Viva a Tristeza!
Não, não vou falar mal da tristeza, não seria justo. Eu devo a ela minhas profundidades, minha imaginação, minha volta por cima. Graças a ela vislumbrei coisas importantes para mim. Músicas que várias pessoas conhecem. Cartas, textos, coisas que ninguém vai ler, mas que me serviram em algum momento. Mergulhei no pôr-do-sol, uivei prá lua, encostei a cabeça na janela naquele dia de chuva e ouvi a música mais linda do mundo.
Num dia triste, me sentindo fora do planeta, fui ao cinema e vi "Blade Runner". Num dia soturno fui caminhar na praia e vi a onda mais azul, o céu mais infinito e o horizonte mais perfeito.
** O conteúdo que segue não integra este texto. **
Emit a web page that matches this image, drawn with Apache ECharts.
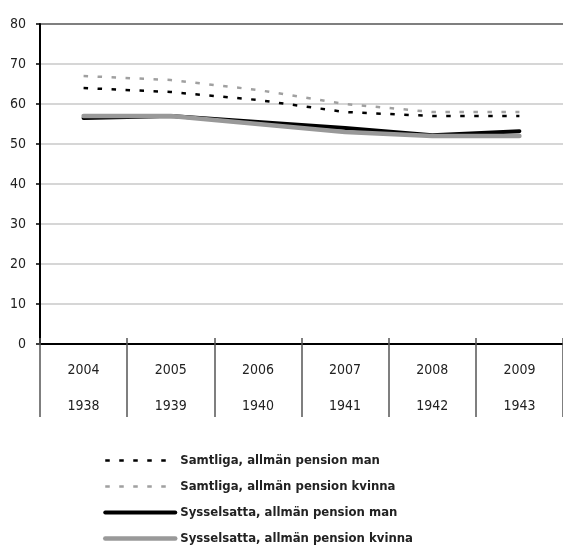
<!DOCTYPE html>
<html>
<head>
<meta charset="utf-8">
<script src="https://cdn.jsdelivr.net/npm/echarts@6/dist/echarts.min.js"></script>
<style>
  html, body { margin: 0; padding: 0; background: #fff; }
  #chart { width: 563px; height: 555px; }
</style>
</head>
<body>
<div id="chart"></div>
<script>
// Measurement years and the matching birth cohorts shown under them
const years = ['2004', '2005', '2006', '2007', '2008', '2009'];
const cohorts = ['1938', '1939', '1940', '1941', '1942', '1943'];

// Share (%) per year
const samtligaMan = [64, 63, 61, 58, 57, 57];
const samtligaKvinna = [67, 66, 63.5, 60, 58, 58];
const sysselsattaMan = [56.5, 57, 55.5, 54, 52.2, 53.2];
const sysselsattaKvinna = [57, 57, 55, 53, 52, 52];

const seriesNames = [
  'Samtliga, allmän pension man',
  'Samtliga, allmän pension kvinna',
  'Sysselsatta, allmän pension man',
  'Sysselsatta, allmän pension kvinna'
];

const FONT = '"Liberation Sans Narrow", "DejaVu Sans Condensed", "Arial Narrow", sans-serif';

const DOT = [4.5, 9.5];
const styles = [
  { color: '#000000', width: 2.5, type: DOT },
  { color: '#a0a0a0', width: 2.5, type: DOT },
  { color: '#000000', width: 4, type: 'solid' },
  { color: '#999999', width: 4.5, type: 'solid' }
];
const values = [samtligaMan, samtligaKvinna, sysselsattaMan, sysselsattaKvinna];

const chart = echarts.init(document.getElementById('chart'), null, { renderer: 'canvas' });

// grid lines 0..80; the topmost one is drawn darker
const gridColors = ['#c8c8c8', '#c8c8c8', '#c8c8c8', '#c8c8c8', '#c8c8c8', '#c8c8c8', '#c8c8c8', '#c8c8c8', '#555555'];

chart.setOption({
  animation: false,
  backgroundColor: '#ffffff',
  grid: { left: 40, right: -3, top: 24, bottom: 211, containLabel: false },
  xAxis: [
    {
      type: 'category',
      data: years,
      boundaryGap: true,
      axisLine: { lineStyle: { color: '#000', width: 2 } },
      axisTick: { show: true, inside: false, length: 73, interval: 0, lineStyle: { color: '#555', width: 1.5 } },
      axisLabel: {
        interval: 0,
        margin: 8,
        color: '#222',
        fontFamily: FONT,
        fontSize: 14,
        lineHeight: 36,
        formatter: (v, i) => v + '\n' + cohorts[i]
      },
      splitLine: { show: false }
    },
    {
      type: 'category',
      data: years,
      position: 'bottom',
      boundaryGap: true,
      axisLine: { show: false },
      axisTick: { show: true, inside: true, length: 6, interval: 0, lineStyle: { color: '#555', width: 1.5 } },
      axisLabel: { show: false },
      splitLine: { show: false }
    }
  ],
  yAxis: {
    type: 'value',
    min: 0,
    max: 80,
    interval: 10,
    axisLine: { show: true, lineStyle: { color: '#000', width: 2 } },
    axisTick: { show: true, length: 4, lineStyle: { color: '#000', width: 1.5 } },
    axisLabel: { color: '#222', fontFamily: FONT, fontSize: 14, margin: 14 },
    splitLine: { show: true, lineStyle: { color: gridColors, width: 1.5 } }
  },
  legend: {
    orient: 'vertical',
    left: 103,
    top: 454,
    itemWidth: 70,
    itemHeight: 14,
    itemGap: 13,
    padding: 0,
    itemStyle: { opacity: 0 },
    textStyle: { fontFamily: FONT, fontSize: 13, fontWeight: 'bold', color: '#222' },
    data: seriesNames.map((name, i) => ({
      name: name,
      itemStyle: { opacity: 0 },
      lineStyle: { color: styles[i].color, width: styles[i].width, type: styles[i].type }
    }))
  },
  series: seriesNames.map((name, i) => ({
    name: name,
    type: 'line',
    data: values[i],
    symbol: 'none',
    lineStyle: { color: styles[i].color, width: styles[i].width, type: styles[i].type, cap: styles[i].type === 'solid' ? 'round' : 'butt' },
    itemStyle: { color: styles[i].color }
  }))
});
</script>
</body>
</html>
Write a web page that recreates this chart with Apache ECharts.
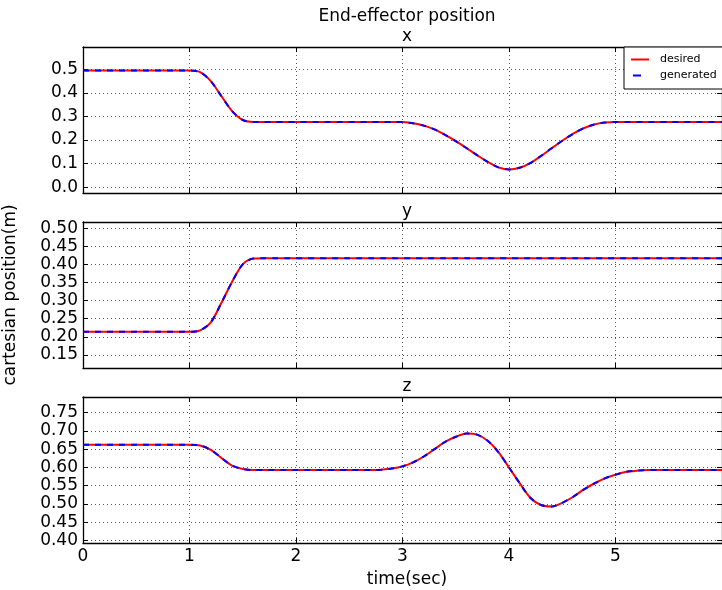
<!DOCTYPE html>
<html>
<head>
<meta charset="utf-8">
<script src="https://cdn.jsdelivr.net/npm/echarts@6/dist/echarts.min.js"></script>
<style>
  html, body { margin: 0; padding: 0; background: #fff; }
  #chart { width: 722px; height: 590px; }
</style>
</head>
<body>
<div id="chart"></div>
<script>
// Sample times (s)
const timeSec = [
  0.0, 0.1, 0.2, 0.3, 0.4, 0.5, 0.6, 0.7, 0.8, 0.9,
  1.0, 1.1, 1.2, 1.3, 1.4, 1.5, 1.6, 1.7, 1.8, 1.9,
  2.0, 2.1, 2.2, 2.3, 2.4, 2.5, 2.6, 2.7, 2.8, 2.9,
  3.0, 3.1, 3.2, 3.3, 3.4, 3.5, 3.6, 3.7, 3.8, 3.9,
  4.0, 4.1, 4.2, 4.3, 4.4, 4.5, 4.6, 4.7, 4.8, 4.9,
  5.0, 5.1, 5.2, 5.3, 5.4, 5.5, 5.6, 5.7, 5.8, 5.9,
  6.0
];

// End-effector x (m)
const xDesired = [
  0.495, 0.495, 0.495, 0.495, 0.495, 0.495, 0.495, 0.495, 0.495, 0.495,
  0.495, 0.488, 0.450, 0.386, 0.323, 0.285, 0.277, 0.277, 0.277, 0.277,
  0.277, 0.277, 0.277, 0.277, 0.277, 0.277, 0.277, 0.277, 0.277, 0.277,
  0.276, 0.271, 0.261, 0.245, 0.222, 0.195, 0.166, 0.136, 0.107, 0.084,
  0.075, 0.082, 0.102, 0.132, 0.165, 0.197, 0.226, 0.250, 0.266, 0.274,
  0.277, 0.277, 0.277, 0.277, 0.277, 0.277, 0.277, 0.277, 0.277, 0.277,
  0.277
];
const xGenerated = [...xDesired];

// End-effector y (m)
const yDesired = [
  0.214, 0.214, 0.214, 0.214, 0.214, 0.214, 0.214, 0.214, 0.214, 0.214,
  0.214, 0.218, 0.240, 0.294, 0.352, 0.400, 0.416, 0.417, 0.417, 0.417,
  0.417, 0.417, 0.417, 0.417, 0.417, 0.417, 0.417, 0.417, 0.417, 0.417,
  0.417, 0.417, 0.417, 0.417, 0.417, 0.417, 0.417, 0.417, 0.417, 0.417,
  0.417, 0.417, 0.417, 0.417, 0.417, 0.417, 0.417, 0.417, 0.417, 0.417,
  0.417, 0.417, 0.417, 0.417, 0.417, 0.417, 0.417, 0.417, 0.417, 0.417,
  0.417
];
const yGenerated = [...yDesired];

// End-effector z (m)
const zDesired = [
  0.662, 0.662, 0.662, 0.662, 0.662, 0.662, 0.662, 0.662, 0.662, 0.662,
  0.662, 0.660, 0.648, 0.626, 0.605, 0.596, 0.593, 0.593, 0.593, 0.593,
  0.593, 0.593, 0.593, 0.593, 0.593, 0.593, 0.593, 0.593, 0.594, 0.597,
  0.603, 0.614, 0.630, 0.650, 0.670, 0.684, 0.693, 0.690, 0.673, 0.642,
  0.600, 0.557, 0.517, 0.497, 0.493, 0.503, 0.519, 0.539, 0.556, 0.570,
  0.580, 0.588, 0.591, 0.593, 0.593, 0.593, 0.593, 0.593, 0.593, 0.593,
  0.593
];
const zGenerated = [...zDesired];

// Tick values
const timeTicks = [0, 1, 2, 3, 4, 5];
const xPosTicks = [0.0, 0.1, 0.2, 0.3, 0.4, 0.5];
const yPosTicks = [0.15, 0.20, 0.25, 0.30, 0.35, 0.40, 0.45, 0.50];
const zPosTicks = [0.40, 0.45, 0.50, 0.55, 0.60, 0.65, 0.70, 0.75];

const FONT = 'DejaVu Sans';
const panels = [
  { title: 'x', desired: xDesired, generated: xGenerated, ticks: xPosTicks, digits: 1 },
  { title: 'y', desired: yDesired, generated: yGenerated, ticks: yPosTicks, digits: 2 },
  { title: 'z', desired: zDesired, generated: zGenerated, ticks: zPosTicks, digits: 2 }
];

const gridTops = [47, 222, 397];
const gridLeft = 83, gridWidth = 641, gridHeight = 146;

const dotted = { color: '#000', width: 1, type: [1, 3], opacity: 0.65 };
const frame = { onZero: false, lineStyle: { color: '#000', width: 1.3 } };
const inTick = { show: true, inside: true, length: 5, lineStyle: { color: '#000', width: 1 } };
const textBase = { fontFamily: FONT, fontSize: 17, fontWeight: 'normal', color: '#000' };

const grids = [], xAxes = [], yAxes = [], series = [], titles = [];

titles.push({ text: 'End-effector position', left: 402, top: 3, textAlign: 'center', textStyle: textBase });

panels.forEach((p, i) => {
  const lo = Math.min(...p.desired) - 0.1;
  const hi = Math.max(...p.desired) + 0.1;
  const last = i === panels.length - 1;

  grids.push({ left: gridLeft, top: gridTops[i], width: gridWidth, height: gridHeight });

  titles.push({ text: p.title, left: 402, top: gridTops[i] - 24, textAlign: 'center', textStyle: textBase });

  // bottom time axis
  xAxes.push({
    gridIndex: i, type: 'value', min: 0, max: 6, interval: 1, position: 'bottom',
    axisLine: frame, axisTick: inTick,
    axisLabel: { show: last, margin: 5, fontFamily: FONT, fontSize: 17, color: '#000',
      customValues: timeTicks, formatter: v => String(v) },
    splitLine: { show: true, lineStyle: dotted }
  });
  // top frame edge with ticks
  xAxes.push({
    gridIndex: i, type: 'value', min: 0, max: 6, interval: 1, position: 'top',
    axisLine: frame, axisTick: inTick, axisLabel: { show: false }, splitLine: { show: false }
  });
  // left position axis
  yAxes.push({
    gridIndex: i, type: 'value', min: lo, max: hi, position: 'left',
    axisLine: frame,
    axisTick: Object.assign({ customValues: p.ticks }, inTick),
    axisLabel: { margin: 5, fontFamily: FONT, fontSize: 17, color: '#000',
      customValues: p.ticks, formatter: v => v.toFixed(p.digits) },
    splitLine: { show: true, lineStyle: dotted }
  });
  // right frame edge with ticks
  yAxes.push({
    gridIndex: i, type: 'value', min: lo, max: hi, position: 'right',
    axisLine: frame,
    axisTick: Object.assign({ customValues: p.ticks }, inTick),
    axisLabel: { show: false }, splitLine: { show: false }
  });

  series.push({
    name: 'desired', type: 'line', xAxisIndex: 2 * i, yAxisIndex: 2 * i,
    data: timeSec.map((t, k) => [t, p.desired[k]]),
    symbol: 'none', smooth: 0.3, z: 2,
    lineStyle: { color: '#ff0000', width: 2 }, itemStyle: { color: '#ff0000' }
  });
  series.push({
    name: 'generated', type: 'line', xAxisIndex: 2 * i, yAxisIndex: 2 * i,
    data: timeSec.map((t, k) => [t, p.generated[k]]),
    symbol: 'none', smooth: 0.3, z: 3,
    lineStyle: { color: '#0000ff', width: 2, type: [6, 6] }, itemStyle: { color: '#0000ff' }
  });
});

titles.push({ text: 'time(sec)', left: 402, top: 566, textAlign: 'center', textStyle: textBase });

const chart = echarts.init(document.getElementById('chart'), null, { renderer: 'canvas' });
chart.setOption({
  animation: false,
  backgroundColor: '#fff',
  title: titles,
  grid: grids,
  xAxis: xAxes,
  yAxis: yAxes,
  series: series,
  legend: {
    data: [
      { name: 'desired', icon: 'path://M0,0h18v2h-18z' },
      { name: 'generated', icon: 'path://M0,0M2,0h8v2h-8zM18,2' }
    ],
    orient: 'vertical', left: 624, top: 47,
    backgroundColor: '#fff', borderColor: '#000', borderWidth: 1,
    padding: [7, 14, 8, 7], itemWidth: 18, itemHeight: 2, itemGap: 5,
    itemStyle: { borderWidth: 0 },
    textStyle: { fontFamily: FONT, fontSize: 11, color: '#000', padding: [0, 0, 0, 6] }
  },
  graphic: [{
    type: 'text', x: 11, y: 295, rotation: Math.PI / 2,
    style: { text: 'cartesian position(m)', fontFamily: FONT, fontSize: 17, fill: '#000',
      textAlign: 'center', textVerticalAlign: 'middle' }
  }]
});
</script>
</body>
</html>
Num dia triste li e reli Fernando Pessoa e não me senti só.
Num dia cinza eu me senti viva e quis virar lápis de cor.
Num dia assim-assim trouxe um cachorrinho pra casa, que virou meu maior menor companheiro.
No dia mais triste do mundo eu perdi um amigo. No dia seguinte, ainda triste, agradeci por ter tido um dia um amigo que me valesse tanto.
Num dia infinitamente triste eu cantei, minha voz era a voz da tristeza que percorria o meu corpo. E fiz um monte de gente feliz.
E também para que não percamos o poder de ação, precisamos olhar para a tristeza, precisamos nos indignar com ela, precisamos desejar a alegria genuinamente. Com essa mania de corrigir tudo no computador, acabamos facilitando nossa fragilidade diante de tudo. Ortografias, fotos, cores, sorrisos, a vida vai virando um show de Truman de verdade!
Você ouve uma voz, mas não tem certeza se foi corrigida ou não, vê uma foto, mas não sabe se há silicone, injeções ou Photoshop, lê um texto e a autoria fica vagando pelos sites.